King (featured on the latest season of Fargo) is actually a very likable presence, and deserves a better starring vehicle than this one. In fact, she is probably miscast here: she makes Clare seem like far too level-headed and decent a young woman to ignore all the horror-movie warning signs (The dog won’t go near the box!), let alone to make all the stupid and selfish decisions she makes here. Even after Clare figures out that her wishes are killing her loved ones, she continues making them: the film wants to play this as a metaphor for the desperation of high-schoolers to be accepted—and later as a weird and unconvincing metaphor for addiction—but Clare doesn’t come across as bullied enough, outcast enough, or damaged enough to make her seem like anything but a shallow and braindead twit. (Andrew Fleming’s 1996 film The Craft—an obvious influence—was not a masterpiece, but it had more believably anti-social teenagers. Give that film’s Fairuza Balk a scary Chinese wish box, and I might actually be scared.)
But Wish Upon has nothing to say about teenagers. (From the dialogue, it’s not entirely clear whether anyone involved has ever met one.) It’s just an excuse to stage a few gruesome—if determinedly PG-13—deaths, a la Final Destination. The problem is, Final Destination was already a derivative, bargain-basement franchise, and the “shocks” in Wish Upon don’t even have the Rube-Goldberg cleverness that was all the Destination movies had going for them. I’m actually not even sure it’s accurate to call Wish Upon a “horror movie” at all, as it offers no real scares and virtually nothing in the way of suspense.

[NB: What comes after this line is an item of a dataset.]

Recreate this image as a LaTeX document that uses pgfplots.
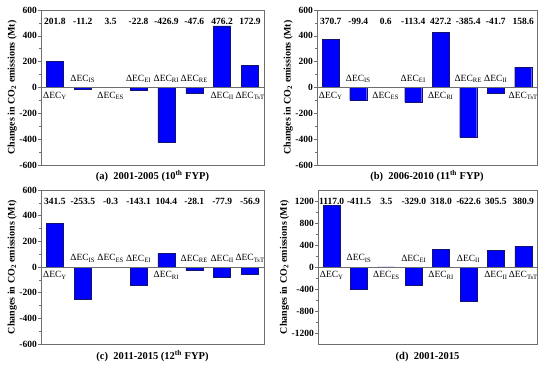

The premise might have worked better as a dark comedy, but there are sadly no (intentional) laughs to be found either.
Look, teenagers deserve crappy horror movies: God knows, the horror movies of my own youth—like the original Friday the 13th franchise—were pretty indisputably awful. But at least we could count on ridiculous gore and gratuitous nudity. I confess I don’t really understand these watered-down, family-style, PG-13-rated “horror movies,”which strip the genre of all its transgressive charm and bite, and end up feeling like mindlessly obvious morality plays with a few giggling jump-scares. Are there kids who really enjoy this kind of thing? When they stumble upon the obviously evil Chinese boxes, maybe they should wish for a better movie.